UFOs

An Announcement About a Photograph Nobody Has Seen

Luis Elizondo says lunar images show monolithic structures with right-angle cuts. Until the pictures exist, that is a promise, and I want the pictures.

Manish Singh/July 12, 2026/5 min read

The photo the New York Post ran with this story is a good one. It is also a plain astrophotograph of the near side of the Moon, gibbous, with the usual dark maria, the heavy cratering near the terminator, and Tycho's bright rays fanning across the south. There is no structure in it. There is nothing cut at a right angle. It is decoration for the article, not the thing the article is about, and it is worth saying that out loud before anyone screenshots it as the evidence.

Astrophotograph of the gibbous Moon showing maria, craters, and bright ray systems
The stock lunar image attached to the post. It shows ordinary geology and none of the claimed structures, which is precisely why it should not be mistaken for them.

Here is what was actually said. Luis Elizondo, the former head of the Pentagon's Advanced Aerospace Threat Identification Program, told Japanese UFO researchers in July that unreleased photographs show apparent monolithic structures on the lunar surface, some with right-angle geometry, and that the images could be released soon. In the same conversation he described military encounters with colored orbs he suspects might be autonomous surveillance platforms. That is the whole of it. No dataset named. No mission cited. No image in hand. Even the UFO forums, hardly a hostile crowd, called it an announcement about an announcement and asked him to simply post a picture.

I am not the person who arrives to pour cold water on this. I think humanity has almost certainly hosted advanced civilizations that time and cataclysm erased, and I think the official reflex to explain every anomaly as a balloon or a lens artifact is the claim most in need of doubt, not the sighting. Structures on the Moon do not strike me as absurd on their face. What I hold, with some heat, is that a promise of evidence is not evidence, and the distinction matters more when the stakes are high, not less.

Elizondo's standing is genuinely contested, and both halves are true at once. He was a real counterintelligence special agent who worked inside the Office of the Under Secretary of Defense for Intelligence, he resigned in 2017, and he helped push the Navy videos into public view through the New York Times. Harry Reid, who sponsored the program, affirmed his role. On the other side, the Pentagon has said at points that he held no assigned responsibilities in the program, and a defense intelligence director accused him of aggrandizing his part in it. He filed a complaint alleging a coordinated effort to discredit him. He also has a book to sell and a disclosure movement to lead. None of that makes him a liar. It makes him a man with a clear interest in the appetite he is feeding, and that is a reason to want the picture, not his word about the picture.

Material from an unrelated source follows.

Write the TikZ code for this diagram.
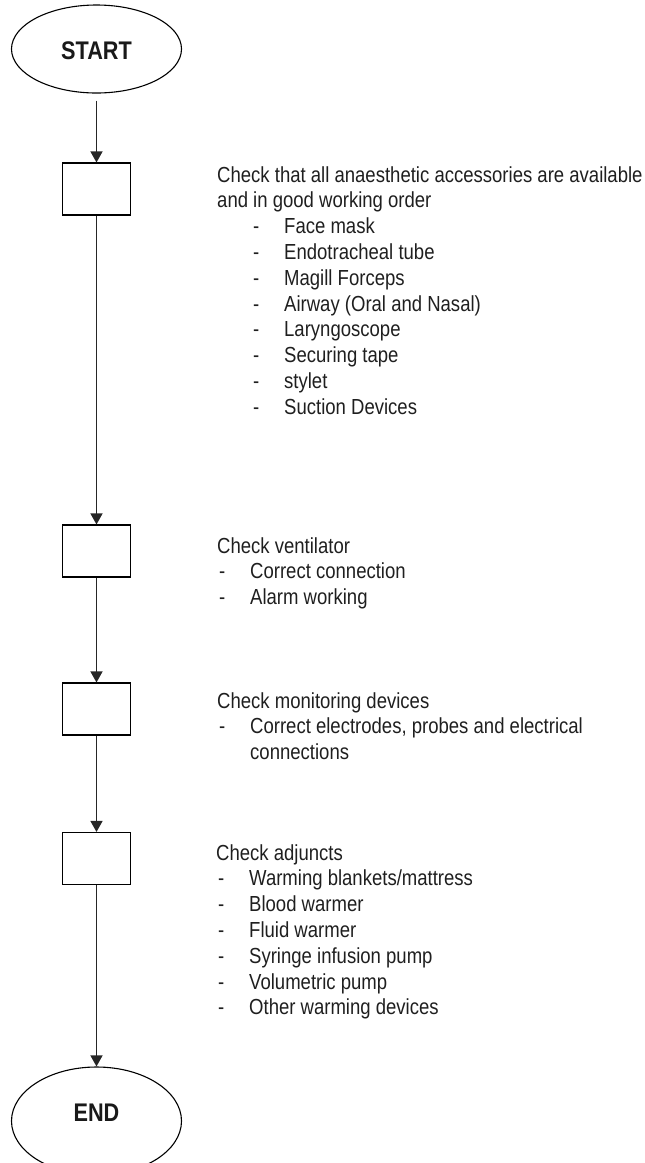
\documentclass[tikz,border=0pt]{standalone}
\usepackage{fontspec}
\setmainfont{Liberation Sans}[FakeStretch=0.85]
\usetikzlibrary{shapes.geometric,arrows.meta}
% dash marker of a checklist entry
\newcommand\listdash{\makebox[31pt][l]{-}}
\begin{document}
\begin{tikzpicture}[x=1pt,y=-1pt,
  terminal/.style={ellipse,draw=black,line width=1.1pt,minimum width=170pt,minimum height=88pt,inner sep=0pt},
  termtext/.style={font=\bfseries\fontsize{25.5}{28}\selectfont,text=black!90,inner sep=0pt},
  stepbox/.style={rectangle,draw=black,line width=1.1pt,minimum width=68pt,minimum height=52pt,inner sep=0pt},
  flow/.style={draw=black!85,line width=1.3pt,-{Triangle[width=12pt,length=11pt]}},
  note/.style={anchor=base west,align=left,inner sep=0pt,text=black!88,font=\fontsize{21.8}{25.8}\selectfont}]
\clip (0,0) rectangle (645,1163);

% terminals
\node[terminal] (start) at (96.5,49) {};
\node[termtext] (starttext) at (96.5,51) {START};
\node[terminal,minimum height=108pt] (end) at (96.5,1121) {};
\node[termtext] (endtext) at (96.5,1113) {END};

% process boxes
\node[stepbox] (b1) at (96.5,189) {};
\node[stepbox] (b2) at (96.5,551) {};
\node[stepbox] (b3) at (96.5,709) {};
\node[stepbox] (b4) at (96.5,858.5) {};

% connectors
\draw[flow,shorten <=7pt] (start.south) -- (b1.north);
\draw[flow] (b1.south) -- (b2.north);
\draw[flow] (b2.south) -- (b3.north);
\draw[flow] (b3.south) -- (b4.north);
\draw[flow] (b4.south) -- (end.north);

% checklists (each placed at the baseline of its last line)
\node[note] (t1) at (217,414.2) {Check that all anaesthetic accessories are available\\
and in good working order\\
\hspace*{36pt}\listdash Face mask\\
\hspace*{36pt}\listdash Endotracheal tube\\
\hspace*{36pt}\listdash Magill Forceps\\
\hspace*{36pt}\listdash Airway (Oral and Nasal)\\
\hspace*{36pt}\listdash Laryngoscope\\
\hspace*{36pt}\listdash Securing tape\\
\hspace*{36pt}\listdash stylet\\
\hspace*{36pt}\listdash Suction Devices};

\node[note] (t2) at (217,604.6) {Check ventilator\\
\hspace*{2pt}\listdash Correct connection\\
\hspace*{2pt}\listdash Alarm working};

\node[note] (t3) at (217,759.6) {Check monitoring devices\\
\hspace*{2pt}\listdash Correct electrodes, probes and electrical\\
\hspace*{2pt}\makebox[31pt][l]{}connections};

\node[note] (t4) at (216,1014.8) {Check adjuncts\\
\hspace*{2pt}\listdash Warming blankets/mattress\\
\hspace*{2pt}\listdash Blood warmer\\
\hspace*{2pt}\listdash Fluid warmer\\
\hspace*{2pt}\listdash Syringe infusion pump\\
\hspace*{2pt}\listdash Volumetric pump\\
\hspace*{2pt}\listdash Other warming devices};
\end{tikzpicture}
\end{document}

The timing is not an accident. In May 2026 the Pentagon stood up a public portal it named PURSUE, at war.gov, and released an initial batch of 162 records: PDFs, videos, images, drawn from the Pentagon, the FBI, NASA, and State. Some of that material came from Apollo 11, 12, and 17, and the release included the 1999 French COMETA report. Once the government itself starts posting Moon material under a disclosure banner, a claim about Moon monoliths lands in soil already prepared for it. I read that portal the way I read the fireball website they built instead of answering the fireball question: a lot of activity arranged around the pages that would actually settle something, which stay where they are.

The trope carries its own gravity too. The black slab in Tycho crater is Arthur C. Clarke and Kubrick, the Tycho Magnetic Anomaly, and a good part of why the phrase Moon monolith feels familiar before you have thought about it at all. The Phobos monolith is the more honest cautionary case. It is a real feature in 1998 Mars Global Surveyor images, a large boulder throwing a long shadow, and Buzz Aldrin mused about it in public, and it looks engineered until better resolution and a different sun angle turn it back into a rock. Low resolution and raked light manufacture right angles for free. That is not a reason to dismiss Elizondo. It is a reason the photographs have to be examinable, at full resolution, with a source and a chain of custody, before anyone calls a shadow a wall.

What frustrates me is that this pattern hurts the cause it claims to serve. The people who keep the real files in the drawer are handed their favorite gift every time disclosure arrives as a tease from a paid advocate rather than a document you can hold up to the light. Unidentified has never meant alien, and I have never needed it to. It means someone should look, carefully, with the raw frames in front of them. Give me the lunar images, the instrument, the orbit, the frame numbers, and I will take the right angles as seriously as anything I have ever looked at. Give me a date when they might come out, from a man with a book on the shelf, and I will file it exactly where it belongs, which is under things not yet shown.